Quote the listing below word for word, stopping after the line that contains "const tanTickValues = [0,0.1,0.2,0.3];".

·····

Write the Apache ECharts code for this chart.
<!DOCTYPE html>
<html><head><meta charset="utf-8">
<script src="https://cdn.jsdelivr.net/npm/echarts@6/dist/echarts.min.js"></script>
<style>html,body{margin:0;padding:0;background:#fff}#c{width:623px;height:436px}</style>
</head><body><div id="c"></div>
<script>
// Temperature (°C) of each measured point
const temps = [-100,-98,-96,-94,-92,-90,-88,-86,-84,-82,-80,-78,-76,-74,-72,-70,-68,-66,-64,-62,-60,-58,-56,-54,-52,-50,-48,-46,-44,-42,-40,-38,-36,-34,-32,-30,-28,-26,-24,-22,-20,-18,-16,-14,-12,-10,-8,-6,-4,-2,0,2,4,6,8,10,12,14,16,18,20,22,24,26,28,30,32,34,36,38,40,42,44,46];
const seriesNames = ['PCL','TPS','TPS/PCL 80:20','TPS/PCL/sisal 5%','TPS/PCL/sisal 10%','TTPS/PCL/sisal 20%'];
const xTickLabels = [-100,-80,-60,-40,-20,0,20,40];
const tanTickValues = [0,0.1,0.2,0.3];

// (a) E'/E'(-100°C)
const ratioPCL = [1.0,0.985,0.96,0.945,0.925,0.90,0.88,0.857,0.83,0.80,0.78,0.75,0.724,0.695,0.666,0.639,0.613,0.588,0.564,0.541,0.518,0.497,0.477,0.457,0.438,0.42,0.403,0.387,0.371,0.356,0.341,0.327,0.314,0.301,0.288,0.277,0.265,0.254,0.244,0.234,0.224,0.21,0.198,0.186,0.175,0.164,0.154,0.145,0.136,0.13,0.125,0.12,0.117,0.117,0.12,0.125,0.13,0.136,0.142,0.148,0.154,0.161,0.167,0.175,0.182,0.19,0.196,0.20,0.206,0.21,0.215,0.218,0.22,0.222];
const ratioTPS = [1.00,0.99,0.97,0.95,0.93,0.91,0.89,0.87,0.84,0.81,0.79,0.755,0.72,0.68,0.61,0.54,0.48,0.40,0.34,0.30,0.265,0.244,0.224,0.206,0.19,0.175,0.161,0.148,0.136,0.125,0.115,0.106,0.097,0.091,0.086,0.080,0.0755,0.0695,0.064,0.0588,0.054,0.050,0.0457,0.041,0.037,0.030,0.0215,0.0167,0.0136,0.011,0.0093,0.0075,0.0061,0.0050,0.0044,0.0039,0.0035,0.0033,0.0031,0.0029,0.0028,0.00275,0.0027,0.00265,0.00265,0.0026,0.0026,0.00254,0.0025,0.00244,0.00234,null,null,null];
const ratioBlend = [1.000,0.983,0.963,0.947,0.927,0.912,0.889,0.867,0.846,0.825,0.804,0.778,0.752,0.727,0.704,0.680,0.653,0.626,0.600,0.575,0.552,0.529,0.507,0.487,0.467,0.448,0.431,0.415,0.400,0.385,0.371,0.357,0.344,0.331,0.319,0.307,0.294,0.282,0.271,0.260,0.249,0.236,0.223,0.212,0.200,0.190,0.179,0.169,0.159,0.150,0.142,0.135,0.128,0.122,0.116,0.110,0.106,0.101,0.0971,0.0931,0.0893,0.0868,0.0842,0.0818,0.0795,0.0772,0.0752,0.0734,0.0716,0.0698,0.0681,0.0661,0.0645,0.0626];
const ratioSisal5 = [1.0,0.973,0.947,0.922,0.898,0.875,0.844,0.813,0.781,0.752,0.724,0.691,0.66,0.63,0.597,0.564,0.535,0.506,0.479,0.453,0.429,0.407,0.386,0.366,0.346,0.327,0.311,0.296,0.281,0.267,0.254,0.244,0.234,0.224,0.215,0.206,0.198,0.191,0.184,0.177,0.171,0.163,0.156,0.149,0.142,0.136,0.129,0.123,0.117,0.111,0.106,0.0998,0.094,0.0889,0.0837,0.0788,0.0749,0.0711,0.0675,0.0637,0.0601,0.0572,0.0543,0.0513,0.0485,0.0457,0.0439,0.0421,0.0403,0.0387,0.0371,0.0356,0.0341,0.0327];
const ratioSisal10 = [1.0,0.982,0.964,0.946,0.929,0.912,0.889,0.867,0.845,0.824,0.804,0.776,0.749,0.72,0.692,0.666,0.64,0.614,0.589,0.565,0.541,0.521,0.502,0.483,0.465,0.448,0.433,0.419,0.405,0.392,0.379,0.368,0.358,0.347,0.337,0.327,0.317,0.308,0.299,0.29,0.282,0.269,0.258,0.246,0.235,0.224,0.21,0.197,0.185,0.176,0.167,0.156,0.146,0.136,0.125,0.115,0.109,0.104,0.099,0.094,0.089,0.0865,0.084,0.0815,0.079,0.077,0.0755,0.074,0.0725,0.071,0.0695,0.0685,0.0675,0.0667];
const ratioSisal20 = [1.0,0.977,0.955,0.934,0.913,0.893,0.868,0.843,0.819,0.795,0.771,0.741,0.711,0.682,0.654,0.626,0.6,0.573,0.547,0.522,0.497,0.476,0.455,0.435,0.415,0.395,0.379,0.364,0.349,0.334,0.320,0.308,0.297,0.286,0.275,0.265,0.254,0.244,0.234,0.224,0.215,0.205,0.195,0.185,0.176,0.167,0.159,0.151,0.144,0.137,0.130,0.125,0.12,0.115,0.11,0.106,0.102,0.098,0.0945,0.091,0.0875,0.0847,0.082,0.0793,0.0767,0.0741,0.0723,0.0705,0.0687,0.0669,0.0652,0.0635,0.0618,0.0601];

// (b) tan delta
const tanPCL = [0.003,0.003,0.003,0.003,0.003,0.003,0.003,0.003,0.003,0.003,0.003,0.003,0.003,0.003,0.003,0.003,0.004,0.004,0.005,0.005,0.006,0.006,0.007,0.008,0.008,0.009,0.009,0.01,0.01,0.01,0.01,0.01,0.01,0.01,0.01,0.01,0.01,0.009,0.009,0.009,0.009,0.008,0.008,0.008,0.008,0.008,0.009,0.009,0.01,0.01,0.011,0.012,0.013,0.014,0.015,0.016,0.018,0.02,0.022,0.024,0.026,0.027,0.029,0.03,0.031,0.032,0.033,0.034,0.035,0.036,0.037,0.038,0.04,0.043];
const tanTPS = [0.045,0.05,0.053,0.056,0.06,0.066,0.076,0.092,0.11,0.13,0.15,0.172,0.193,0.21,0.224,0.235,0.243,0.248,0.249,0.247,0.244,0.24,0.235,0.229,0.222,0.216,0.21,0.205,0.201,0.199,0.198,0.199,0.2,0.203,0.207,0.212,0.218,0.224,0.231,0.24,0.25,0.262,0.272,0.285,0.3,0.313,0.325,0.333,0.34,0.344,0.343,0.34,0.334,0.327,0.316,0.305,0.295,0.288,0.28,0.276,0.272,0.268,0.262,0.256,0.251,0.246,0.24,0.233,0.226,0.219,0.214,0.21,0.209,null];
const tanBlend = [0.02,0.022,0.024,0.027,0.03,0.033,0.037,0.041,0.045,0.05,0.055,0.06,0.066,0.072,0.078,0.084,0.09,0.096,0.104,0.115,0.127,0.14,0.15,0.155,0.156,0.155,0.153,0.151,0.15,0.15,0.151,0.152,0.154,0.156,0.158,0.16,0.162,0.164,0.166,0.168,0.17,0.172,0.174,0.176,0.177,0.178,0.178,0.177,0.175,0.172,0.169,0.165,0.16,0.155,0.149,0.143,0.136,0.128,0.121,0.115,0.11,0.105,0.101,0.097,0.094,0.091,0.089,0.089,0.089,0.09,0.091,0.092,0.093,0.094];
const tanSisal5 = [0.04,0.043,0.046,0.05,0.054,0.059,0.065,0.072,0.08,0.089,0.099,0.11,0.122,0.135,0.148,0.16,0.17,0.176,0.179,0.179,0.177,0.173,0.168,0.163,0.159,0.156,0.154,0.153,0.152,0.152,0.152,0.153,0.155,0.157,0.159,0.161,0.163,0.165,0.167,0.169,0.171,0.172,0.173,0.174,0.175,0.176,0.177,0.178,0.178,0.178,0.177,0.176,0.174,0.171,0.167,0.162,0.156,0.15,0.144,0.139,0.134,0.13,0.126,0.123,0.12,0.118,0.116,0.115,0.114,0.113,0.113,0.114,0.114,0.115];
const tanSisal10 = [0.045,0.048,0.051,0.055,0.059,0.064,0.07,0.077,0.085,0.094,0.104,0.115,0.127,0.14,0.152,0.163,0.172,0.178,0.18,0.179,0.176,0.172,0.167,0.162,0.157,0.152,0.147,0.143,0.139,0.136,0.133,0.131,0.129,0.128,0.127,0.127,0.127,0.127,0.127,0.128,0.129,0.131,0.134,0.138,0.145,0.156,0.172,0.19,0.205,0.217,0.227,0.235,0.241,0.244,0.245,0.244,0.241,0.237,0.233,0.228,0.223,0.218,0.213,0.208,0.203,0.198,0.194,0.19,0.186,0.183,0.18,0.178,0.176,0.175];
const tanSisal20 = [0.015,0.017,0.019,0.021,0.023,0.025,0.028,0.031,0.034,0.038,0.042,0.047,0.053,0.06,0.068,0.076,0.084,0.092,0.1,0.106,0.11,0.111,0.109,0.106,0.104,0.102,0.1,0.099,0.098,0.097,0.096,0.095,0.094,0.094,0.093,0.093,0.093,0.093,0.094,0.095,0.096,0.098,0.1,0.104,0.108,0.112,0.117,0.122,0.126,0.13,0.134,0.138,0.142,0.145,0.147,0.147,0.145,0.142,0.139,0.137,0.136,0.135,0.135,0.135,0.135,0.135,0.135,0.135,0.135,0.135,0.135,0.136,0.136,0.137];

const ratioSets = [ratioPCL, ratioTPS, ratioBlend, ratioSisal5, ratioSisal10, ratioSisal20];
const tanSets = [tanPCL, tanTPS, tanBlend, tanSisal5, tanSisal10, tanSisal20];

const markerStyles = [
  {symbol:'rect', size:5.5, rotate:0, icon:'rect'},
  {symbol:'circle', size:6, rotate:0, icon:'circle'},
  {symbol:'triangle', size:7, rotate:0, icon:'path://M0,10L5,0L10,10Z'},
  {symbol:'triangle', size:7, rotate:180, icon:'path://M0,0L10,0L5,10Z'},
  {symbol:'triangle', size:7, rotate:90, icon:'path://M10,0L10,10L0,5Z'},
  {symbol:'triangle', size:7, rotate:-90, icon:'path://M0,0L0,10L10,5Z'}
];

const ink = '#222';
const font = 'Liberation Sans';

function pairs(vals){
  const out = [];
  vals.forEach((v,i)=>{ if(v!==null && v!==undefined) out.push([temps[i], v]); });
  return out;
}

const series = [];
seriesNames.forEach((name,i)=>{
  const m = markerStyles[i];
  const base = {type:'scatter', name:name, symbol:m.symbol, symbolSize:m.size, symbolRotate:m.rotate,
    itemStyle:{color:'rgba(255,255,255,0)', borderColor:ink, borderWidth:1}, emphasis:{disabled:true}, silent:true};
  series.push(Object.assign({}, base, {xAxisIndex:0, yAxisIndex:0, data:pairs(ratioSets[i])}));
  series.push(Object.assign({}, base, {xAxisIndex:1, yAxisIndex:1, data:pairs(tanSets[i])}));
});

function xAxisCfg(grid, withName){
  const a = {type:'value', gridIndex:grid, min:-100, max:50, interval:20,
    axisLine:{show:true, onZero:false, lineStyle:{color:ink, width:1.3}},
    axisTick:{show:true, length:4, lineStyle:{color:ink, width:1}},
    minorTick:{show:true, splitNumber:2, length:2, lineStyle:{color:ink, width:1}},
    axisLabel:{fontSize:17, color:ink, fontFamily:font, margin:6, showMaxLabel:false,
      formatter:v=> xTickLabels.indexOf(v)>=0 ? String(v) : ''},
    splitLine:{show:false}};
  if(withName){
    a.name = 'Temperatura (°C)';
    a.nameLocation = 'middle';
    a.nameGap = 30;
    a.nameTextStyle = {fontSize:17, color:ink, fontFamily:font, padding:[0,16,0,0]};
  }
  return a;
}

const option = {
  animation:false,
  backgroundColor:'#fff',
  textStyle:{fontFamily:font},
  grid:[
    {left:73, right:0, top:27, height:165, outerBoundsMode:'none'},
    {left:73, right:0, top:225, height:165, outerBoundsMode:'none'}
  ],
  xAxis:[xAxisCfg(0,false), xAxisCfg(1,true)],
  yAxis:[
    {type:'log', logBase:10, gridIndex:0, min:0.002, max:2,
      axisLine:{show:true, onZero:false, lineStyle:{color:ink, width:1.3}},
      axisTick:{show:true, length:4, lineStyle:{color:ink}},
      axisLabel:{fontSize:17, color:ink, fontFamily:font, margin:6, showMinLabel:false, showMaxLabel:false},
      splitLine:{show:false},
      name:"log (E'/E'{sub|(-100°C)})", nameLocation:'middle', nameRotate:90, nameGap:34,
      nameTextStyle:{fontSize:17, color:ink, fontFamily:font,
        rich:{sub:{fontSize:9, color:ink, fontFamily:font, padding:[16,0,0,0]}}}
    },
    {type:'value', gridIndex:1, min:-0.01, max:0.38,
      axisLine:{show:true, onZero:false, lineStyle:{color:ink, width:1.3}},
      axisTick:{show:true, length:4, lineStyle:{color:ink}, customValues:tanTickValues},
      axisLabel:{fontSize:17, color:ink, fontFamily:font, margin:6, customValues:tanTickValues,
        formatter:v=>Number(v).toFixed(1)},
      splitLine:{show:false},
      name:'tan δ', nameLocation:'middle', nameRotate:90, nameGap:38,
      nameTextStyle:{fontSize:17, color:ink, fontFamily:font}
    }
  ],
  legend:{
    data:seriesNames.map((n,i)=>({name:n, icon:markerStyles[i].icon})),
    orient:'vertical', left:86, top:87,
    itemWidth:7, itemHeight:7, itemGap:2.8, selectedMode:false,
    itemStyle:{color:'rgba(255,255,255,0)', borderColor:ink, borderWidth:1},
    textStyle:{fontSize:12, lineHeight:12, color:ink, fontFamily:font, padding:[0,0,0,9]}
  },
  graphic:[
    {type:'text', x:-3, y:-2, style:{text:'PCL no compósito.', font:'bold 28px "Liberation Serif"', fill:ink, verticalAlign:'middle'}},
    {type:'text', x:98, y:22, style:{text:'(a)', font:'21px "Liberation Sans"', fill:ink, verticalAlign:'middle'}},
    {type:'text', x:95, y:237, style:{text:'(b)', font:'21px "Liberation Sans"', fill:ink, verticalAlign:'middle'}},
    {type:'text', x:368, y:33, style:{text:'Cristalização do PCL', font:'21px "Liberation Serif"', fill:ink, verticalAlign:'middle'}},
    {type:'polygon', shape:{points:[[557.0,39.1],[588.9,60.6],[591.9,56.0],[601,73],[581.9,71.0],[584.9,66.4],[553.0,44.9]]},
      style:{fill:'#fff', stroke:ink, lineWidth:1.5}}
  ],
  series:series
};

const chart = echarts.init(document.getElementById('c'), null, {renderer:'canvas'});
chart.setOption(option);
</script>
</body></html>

·····

**TASK OUTPUT:**
Write the Apache ECharts code for this chart.
<!DOCTYPE html>
<html><head><meta charset="utf-8">
<script src="https://cdn.jsdelivr.net/npm/echarts@6/dist/echarts.min.js"></script>
<style>html,body{margin:0;padding:0;background:#fff}#c{width:623px;height:436px}</style>
</head><body><div id="c"></div>
<script>
// Temperature (°C) of each measured point
const temps = [-100,-98,-96,-94,-92,-90,-88,-86,-84,-82,-80,-78,-76,-74,-72,-70,-68,-66,-64,-62,-60,-58,-56,-54,-52,-50,-48,-46,-44,-42,-40,-38,-36,-34,-32,-30,-28,-26,-24,-22,-20,-18,-16,-14,-12,-10,-8,-6,-4,-2,0,2,4,6,8,10,12,14,16,18,20,22,24,26,28,30,32,34,36,38,40,42,44,46];
const seriesNames = ['PCL','TPS','TPS/PCL 80:20','TPS/PCL/sisal 5%','TPS/PCL/sisal 10%','TTPS/PCL/sisal 20%'];
const xTickLabels = [-100,-80,-60,-40,-20,0,20,40];
const tanTickValues = [0,0.1,0.2,0.3];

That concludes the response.